- Country: Sakastan
- Current head: None, extinct
- Members: Surena, Gregory the Illuminator, Chihor-Vishnasp, Mehr Narseh, Mahbod
- Estate: Sakastan
- Cadet branches: Gondopharids

= House of Suren =

Iranian noble family

House of Suren or Surenas (Parthian: 𐭎𐭅𐭓𐭉𐭍 Surēn, Middle Persian: 𐭮𐭥𐭫𐭩𐭭) is one of two Parthian noble families explicitly mentioned by name in sources dateable to the Arsacid period. They held considerable influence within the Parthian Empire and were the rulers of Sistan.

== History ==
The head of Suren family had the privilege to crown the first Parthian king in the 3rd century BC, which founded a tradition that was continued by his descendants. Following the 3rd century AD defeat of the Arsacids and the subsequent rise of the Sassanids, the Surenas then switched sides and began to serve the Sassanids, at whose court they were identified as one of the so-called "Parthian clans." The last attested scion of the family was a military commander active in northern China during the 9th century.

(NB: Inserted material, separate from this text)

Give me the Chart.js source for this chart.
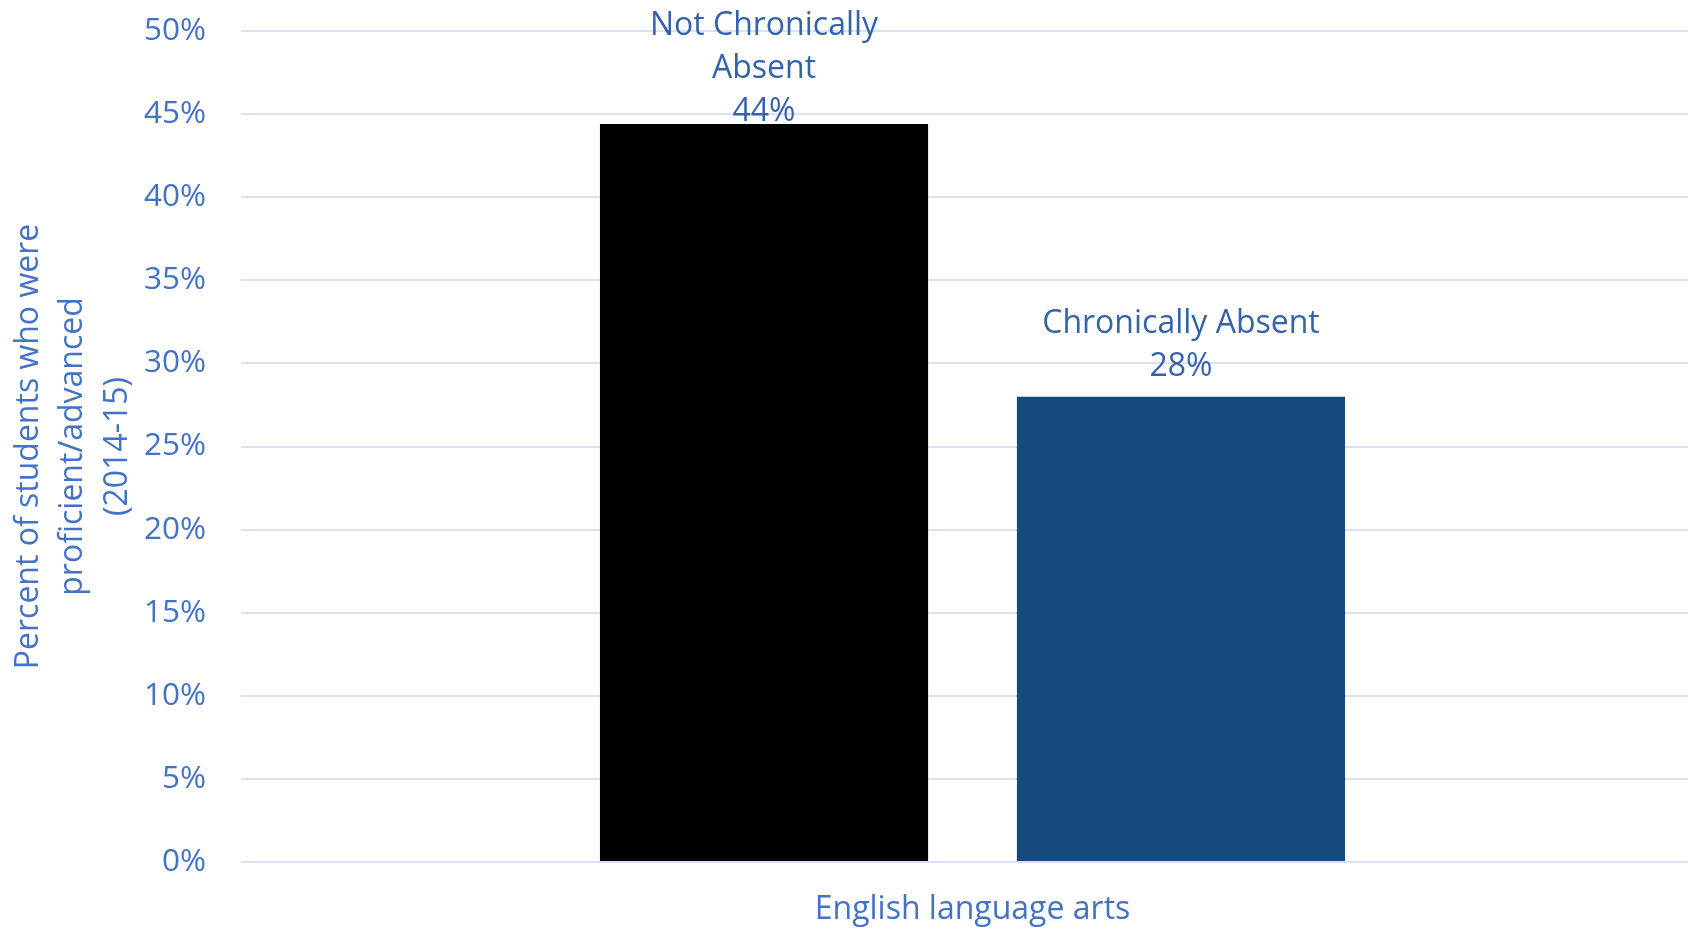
<!DOCTYPE html>
<html>
<head>
<meta charset="utf-8">
<script src="https://cdn.jsdelivr.net/npm/chart.js@4"></script>
<style>
  html, body { margin: 0; padding: 0; background: #fff; overflow: hidden; }
  #wrap { width: 1704px; height: 928px; }
</style>
</head>
<body>
<div id="wrap"><canvas id="chart"></canvas></div>
<script>
const categories = ['English language arts'];
const seriesNames = ['Not Chronically Absent', 'Chronically Absent'];
const notChronic = [44.4];
const chronic = [28.0];
const yTicks = [0, 5, 10, 15, 20, 25, 30, 35, 40, 45, 50];
const yTitle = ['Percent of students who were', 'proficient/advanced', '(2014-15)'];

const FONT = 'Open Sans';
const TICK_COLOR = '#4472C4';
const LABEL_COLOR = '#3563AB';

// labels above bars: series name (wrapped to bar width) + value
const barLabels = {
  id: 'barLabels',
  afterDatasetsDraw(chart) {
    const ctx = chart.ctx;
    const lh = 43;
    ctx.save();
    ctx.font = '32px "' + FONT + '"';
    ctx.fillStyle = LABEL_COLOR;
    ctx.textAlign = 'center';
    ctx.textBaseline = 'middle';
    chart.data.datasets.forEach((ds, i) => {
      const meta = chart.getDatasetMeta(i);
      meta.data.forEach((bar, j) => {
        const words = ds.label.split(' ');
        const lines = [];
        let cur = '';
        words.forEach(w => {
          const t = cur ? cur + ' ' + w : w;
          if (cur && ctx.measureText(t).width > bar.width) {
            lines.push(cur);
            cur = w;
          } else cur = t;
        });
        lines.push(cur);
        lines.push(Math.round(ds.data[j]) + '%');
        let top = bar.y - 8 - lines.length * lh;
        if (top < 4) top = 4;
        lines.forEach((ln, k) => ctx.fillText(ln, bar.x, top + lh * k + lh / 2));
      });
    });
    ctx.restore();
  }
};

new Chart(document.getElementById('chart'), {
  type: 'bar',
  data: {
    labels: categories,
    datasets: [
      { label: seriesNames[0], data: notChronic, backgroundColor: '#000000' },
      { label: seriesNames[1], data: chronic, backgroundColor: '#174A7C' }
    ]
  },
  options: {
    responsive: true,
    maintainAspectRatio: false,
    animation: false,
    categoryPercentage: 0.57,
    barPercentage: 0.787,
    layout: { padding: { top: 31, left: 7, right: 0, bottom: 0 } },
    plugins: {
      legend: { display: false },
      tooltip: { enabled: false }
    },
    scales: {
      x: {
        grid: { display: false, drawTicks: false },
        border: { display: false },
        afterFit: axis => { axis.height = 66; },
        ticks: { color: TICK_COLOR, font: { family: FONT, size: 32 }, padding: 29 }
      },
      y: {
        min: 0,
        max: 50,
        afterBuildTicks: axis => { axis.ticks = yTicks.map(v => ({ value: v })); },
        afterFit: axis => {
          axis.width = 234;
          axis.paddingTop = 0;
          axis.paddingBottom = 0;
        },
        grid: { color: '#D9E1F2', lineWidth: 2, drawTicks: false },
        border: { display: false },
        ticks: {
          color: TICK_COLOR,
          font: { family: FONT, size: 31.5 },
          padding: 35,
          callback: v => v + '%'
        },
        title: {
          display: true,
          text: yTitle,
          color: TICK_COLOR,
          font: { family: FONT, size: 32, lineHeight: 1.38 },
          padding: { top: 0, bottom: 8 }
        }
      }
    }
  },
  plugins: [barLabels]
});
</script>
</body>
</html>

It is probable that the Surenas were landowners in Sakastan, that is, in the region between Arachosia and Drangiana in present-day southeast Iran and Southern Afghanistan. The Surenas appear to have governed Sistan (which derives its name from 'Sakastan' and was once a much larger region than the present day province) as their personal fiefdom.

Notable members of the family include the 1st century BC cavalry commander Surena, Gregory the Illuminator, and Chihor-Vishnasp, a 6th-century AD governor of Armenia who attempted to establish Zoroastrianism in that country.

Mehr Narseh, the minister of four Sasanian kings, was from the House of Suren, as was Mahbod, who was ambassador during the reigns of Khosrow I and Hormizd IV.

=== Gondopharids ===
The ruling dynasty of the Indo-Parthian kingdom may have belonged to the house of Suren. "Ernst Herzfeld maintained that the dynasty of [the Indo-Parthian emperor] Gondophares represented the House of Suren."